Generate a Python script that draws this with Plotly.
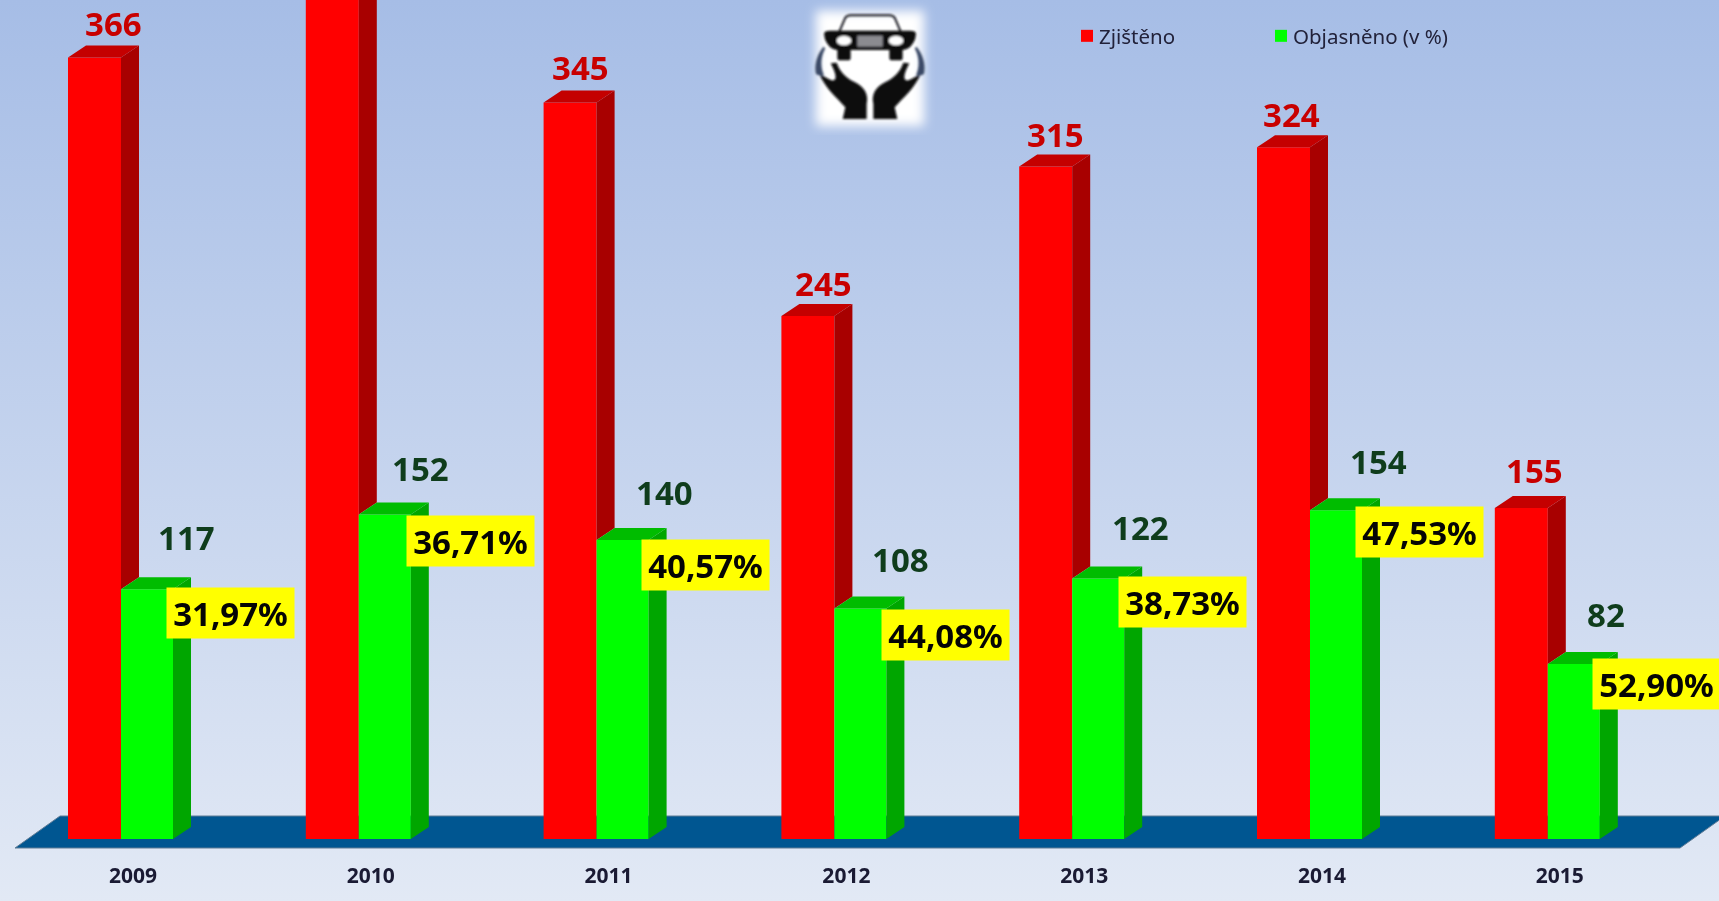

---

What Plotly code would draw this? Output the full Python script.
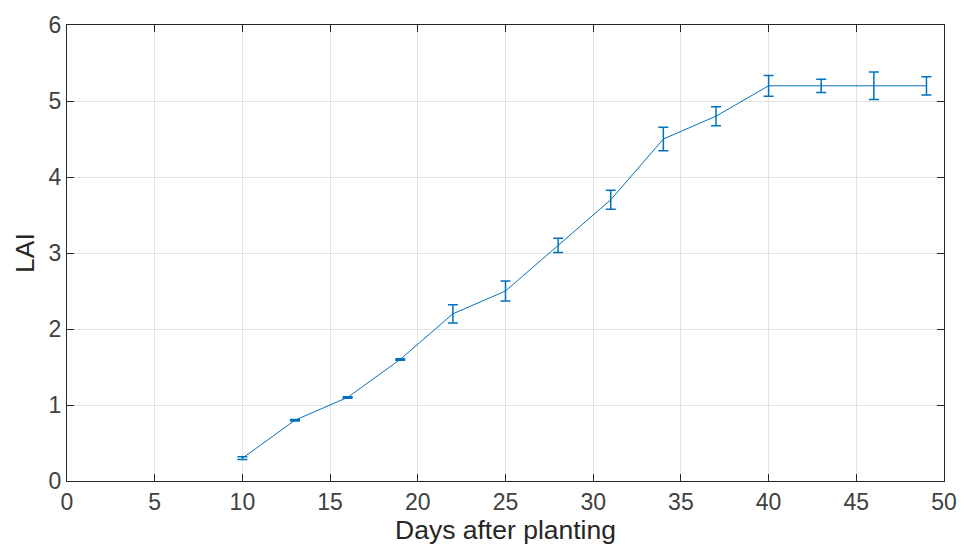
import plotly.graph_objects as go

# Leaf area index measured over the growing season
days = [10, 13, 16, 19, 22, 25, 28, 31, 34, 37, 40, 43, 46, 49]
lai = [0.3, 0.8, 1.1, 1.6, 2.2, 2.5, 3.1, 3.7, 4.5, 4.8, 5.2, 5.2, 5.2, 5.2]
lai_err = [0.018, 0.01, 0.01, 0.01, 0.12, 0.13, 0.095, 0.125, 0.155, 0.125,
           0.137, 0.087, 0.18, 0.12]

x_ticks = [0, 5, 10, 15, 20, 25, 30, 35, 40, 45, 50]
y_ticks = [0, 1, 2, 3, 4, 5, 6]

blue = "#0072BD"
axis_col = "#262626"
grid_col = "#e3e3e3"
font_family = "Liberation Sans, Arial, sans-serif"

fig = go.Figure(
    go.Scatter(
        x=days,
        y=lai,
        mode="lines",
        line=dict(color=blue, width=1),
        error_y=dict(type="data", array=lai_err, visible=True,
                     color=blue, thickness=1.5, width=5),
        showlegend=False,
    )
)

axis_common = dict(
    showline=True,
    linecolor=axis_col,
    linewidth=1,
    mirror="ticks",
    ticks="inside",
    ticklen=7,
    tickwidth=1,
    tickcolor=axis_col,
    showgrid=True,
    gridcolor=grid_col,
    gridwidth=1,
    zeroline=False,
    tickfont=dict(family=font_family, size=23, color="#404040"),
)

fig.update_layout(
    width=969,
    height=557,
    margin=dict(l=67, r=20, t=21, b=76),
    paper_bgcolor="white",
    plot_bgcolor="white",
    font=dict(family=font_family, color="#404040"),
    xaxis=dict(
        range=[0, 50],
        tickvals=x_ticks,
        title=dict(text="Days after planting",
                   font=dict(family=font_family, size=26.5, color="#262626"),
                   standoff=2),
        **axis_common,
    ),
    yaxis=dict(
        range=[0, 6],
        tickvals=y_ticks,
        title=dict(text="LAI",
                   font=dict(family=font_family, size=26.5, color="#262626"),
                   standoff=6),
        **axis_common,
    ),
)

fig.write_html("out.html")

---

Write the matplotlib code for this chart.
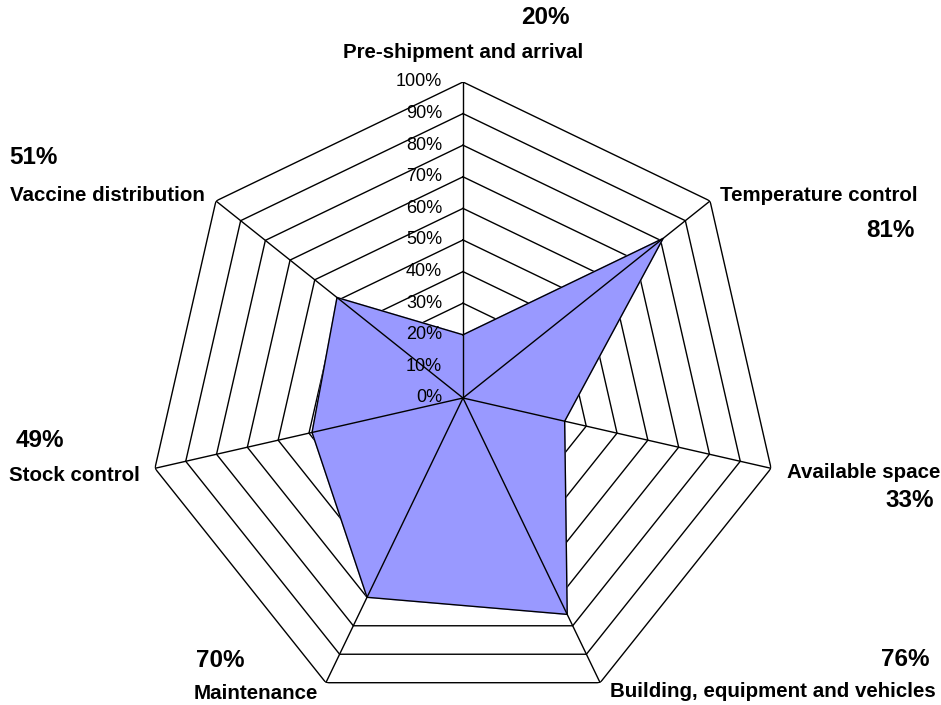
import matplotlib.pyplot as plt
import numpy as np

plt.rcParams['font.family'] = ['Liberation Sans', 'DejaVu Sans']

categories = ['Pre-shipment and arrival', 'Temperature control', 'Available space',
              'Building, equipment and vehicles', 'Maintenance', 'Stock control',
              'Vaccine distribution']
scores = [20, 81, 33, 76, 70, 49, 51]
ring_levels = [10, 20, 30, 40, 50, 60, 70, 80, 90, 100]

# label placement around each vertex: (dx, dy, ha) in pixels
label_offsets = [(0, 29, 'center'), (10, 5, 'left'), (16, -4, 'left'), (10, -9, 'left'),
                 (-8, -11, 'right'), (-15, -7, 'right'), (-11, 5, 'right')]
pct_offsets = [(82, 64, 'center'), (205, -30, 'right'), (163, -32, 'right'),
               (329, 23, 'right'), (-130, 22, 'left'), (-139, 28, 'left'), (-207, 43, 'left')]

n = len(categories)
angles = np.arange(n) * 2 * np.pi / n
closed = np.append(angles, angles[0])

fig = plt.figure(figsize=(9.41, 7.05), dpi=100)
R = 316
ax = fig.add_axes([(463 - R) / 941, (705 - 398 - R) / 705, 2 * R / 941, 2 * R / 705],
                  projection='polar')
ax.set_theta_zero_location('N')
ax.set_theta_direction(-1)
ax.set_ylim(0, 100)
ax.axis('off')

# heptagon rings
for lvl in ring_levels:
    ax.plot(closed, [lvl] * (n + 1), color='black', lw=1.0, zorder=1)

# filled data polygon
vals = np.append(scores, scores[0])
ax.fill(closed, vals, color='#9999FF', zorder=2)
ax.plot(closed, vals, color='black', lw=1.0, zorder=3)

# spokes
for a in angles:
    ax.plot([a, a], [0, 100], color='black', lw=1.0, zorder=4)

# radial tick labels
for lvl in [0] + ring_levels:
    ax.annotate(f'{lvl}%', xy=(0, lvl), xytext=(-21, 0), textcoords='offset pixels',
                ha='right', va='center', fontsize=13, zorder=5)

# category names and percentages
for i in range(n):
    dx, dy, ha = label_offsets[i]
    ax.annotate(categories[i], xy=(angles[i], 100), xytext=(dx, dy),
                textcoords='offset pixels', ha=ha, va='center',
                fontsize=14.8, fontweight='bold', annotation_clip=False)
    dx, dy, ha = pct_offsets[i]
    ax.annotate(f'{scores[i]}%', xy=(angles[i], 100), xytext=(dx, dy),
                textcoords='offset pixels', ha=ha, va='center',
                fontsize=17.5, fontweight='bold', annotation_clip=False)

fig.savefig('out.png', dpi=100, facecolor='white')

■ **CHALLENGE**
Everything above from the line with "What Plotly code" through the line with "import plotly.graph_objects as go" should be retyped exactly, and nothing else; omit pictures.

■ **EXERCISE RESULT**
What Plotly code would draw this? Output the full Python script.
import plotly.graph_objects as go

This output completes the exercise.